RATKO MLADIC, the indicted Bosnian Serb war criminal, appeared in court in Belgrade yesterday evening, the first stage of an extradition process that is expected to see him sent shortly to The Hague.
During a brief appearance, Mladic was too frail to understand the proceedings, according to a lawyer, Milos Saljic. They were adjourned and questioning of Mladic is due to resume today, said Bruno Vekaric, the deputy war crimes prosecutor.
Mladic is almost certain to appear eventually before the International Criminal Tribunal for the former Yugoslavia in The Hague to stand trial on 15 charges alleging war crimes and crimes against humanity. These are connected to his oversight of the Bosnian Serb army’s conduct in the Bosnian war of 1992 to 1995.
More than 100,000 people died in the conflict, which included indiscriminate shelling of civilians in the capital, Sarajevo, during which some 10,000 people died, and the genocidal murder of up to 8,000 Muslim men and boys in Srebrenica.
Mladic, who had evaded capture for 16 years since his indictment, was arrested in the village of Lazarevo, near the northeastern town of Zrenjanin, about 100km from the capital Belgrade, in the early hours of yesterday.

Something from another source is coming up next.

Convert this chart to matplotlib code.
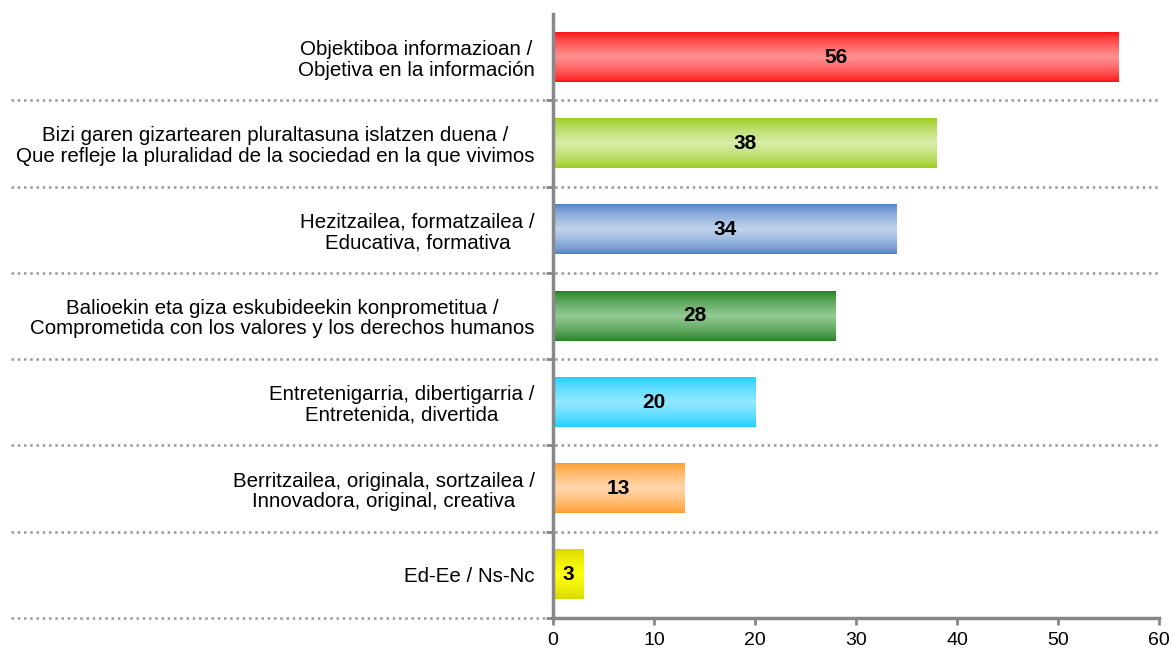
import numpy as np
import matplotlib.pyplot as plt
from matplotlib.colors import LinearSegmentedColormap

plt.rcParams['font.family'] = ['Liberation Sans', 'DejaVu Sans']

# ── Data ──────────────────────────────────────────────────────────────────────
labels = [
    "Objektiboa informazioan /\nObjetiva en la información",
    "Bizi garen gizartearen pluraltasuna islatzen duena /\nQue refleje la pluralidad de la sociedad en la que vivimos",
    "Hezitzailea, formatzailea /\nEducativa, formativa",
    "Balioekin eta giza eskubideekin konprometitua /\nComprometida con los valores y los derechos humanos",
    "Entretenigarria, dibertigarria /\nEntretenida, divertida",
    "Berritzailea, originala, sortzailea /\nInnovadora, original, creativa",
    "Ed-Ee / Ns-Nc",
]
values = [56, 38, 34, 28, 20, 13, 3]

# (edge colour, centre colour) for the gradient fill of each bar
edge_colors = ['#ff0f0f', '#99cc1a', '#4f81c8', '#1f7f1f', '#19cdff', '#ff9a28', '#d6d600']
mid_colors = ['#ff9090', '#d8eca8', '#c0d2ec', '#92c892', '#92e8ff', '#ffd6aa', '#ffff10']

# ── Figure ────────────────────────────────────────────────────────────────────
fig = plt.figure(figsize=(11.72, 6.53), dpi=100)
ax = fig.add_axes([0.4718, 0.0536, 0.989 - 0.4718, 0.9786 - 0.0536])

n = len(values)
ypos = np.arange(n)
bar_h = 0.57

ramp = np.linspace(0, 1, 50) ** 0.7
grad = np.concatenate([ramp, ramp[::-1]])[:, None]
for y, v, ec, mc in zip(ypos, values, edge_colors, mid_colors):
    cmap = LinearSegmentedColormap.from_list('g', [ec, mc])
    ax.imshow(grad, cmap=cmap, aspect='auto', interpolation='bilinear',
              extent=(0, v, y + bar_h / 2, y - bar_h / 2), zorder=2)
    ax.text(v / 2, y, str(v), ha='center', va='center',
            fontsize=15, fontweight='bold', zorder=3)

ax.set_xlim(0, 60)
ax.set_ylim(n - 0.5, -0.5)

# dotted separators running into the label area
for b in np.arange(0.5, n, 1.0):
    ax.axhline(b, xmin=-0.894, xmax=1.0, color='#999999', linestyle=(0, (1.0, 1.5)),
               linewidth=1.8, clip_on=False, zorder=1)

ax.set_yticks(ypos)
ax.set_yticklabels(labels, fontsize=14.8, multialignment='center', linespacing=1.1)
ax.tick_params(axis='y', length=0, pad=13)
ax.set_yticks(np.arange(0.5, n, 1.0), minor=True)
ax.tick_params(axis='y', which='minor', length=5, width=2, color='#888888', direction='out')

ax.set_xticks(np.arange(0, 61, 10))
ax.tick_params(axis='x', length=5, width=2, color='#888888', labelsize=14, pad=5)

for s in ['top', 'right']:
    ax.spines[s].set_visible(False)
for s in ['left', 'bottom']:
    ax.spines[s].set_color('#888888')
    ax.spines[s].set_linewidth(2.5)

fig.savefig('out.png', dpi=100)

He was using the pseudonym Milorad Komadic and was said to be living in a house owned by a cousin.
Serb interior ministry and intelligence sources were quoted as saying Mladic was armed but did not resist arrest. Unlike Radovan Karadzic, the other Bosnian Serb leader currently on trial in The Hague, Mladic had not altered his appearance during almost 16 years as a fugitive – 10 of which were spent living in Belgrade apparently under the protection of loyal elements of the Serbian security services.
Last night, Serbian television showed a slightly stooped and shuffling figure, wearing a baseball cap and dark coloured anorak, surrounded by five guards in uniform, making his way slowly inside a detention block, apparently to a courtroom. He had short, gray hair but his face could not be seen.
Mladic can appeal any decision to extradite him but he could be in The Hague as early as next week. President of Serbia Boris Tadic said the arrest “removes a heavy burden from Serbia and closes a page of our unfortunate history”.
The arrest, a key milestone on Serbia’s quest to be accepted as a candidate state for EU membership, was hailed by international leaders.
Baroness Ashton, the EU’s foreign policy chief, who arrived on a planned visit to Belgrade just hours after Mladic’s detention, said his arrest was “a very important day for international justice and for the rule of law”.
She added: “People will also be thinking about Serbia and its future in the European Union. What I know is that we will approach that with renewed energy because of today.”
EU enlargement commissioner Stefan Füle said: “A great obstacle on the Serbian road to the European Union has been removed . . . If the question is whether Serbia is closer today to the European Union than it was yesterday, the answer is absolutely yes.”
French president Nicolas Sarkozy, speaking at the G8 meeting in Deauville, said the arrest “wasn’t an easy decision” for Mr Tadic and he called on the EU to respond by making it clear Serbia’s future lay within the union.
US president Barack Obama said Mladic will now have to answer to his victims and the world in a court of law.
“Today is an important day for the families of Mladic’s many victims, for Serbia, for Bosnia, for the United States, and for international justice,” he said. “While we will never be able to bring back those who were murdered, Mladic will now have to answer to his victims, and the world, in a court of law.”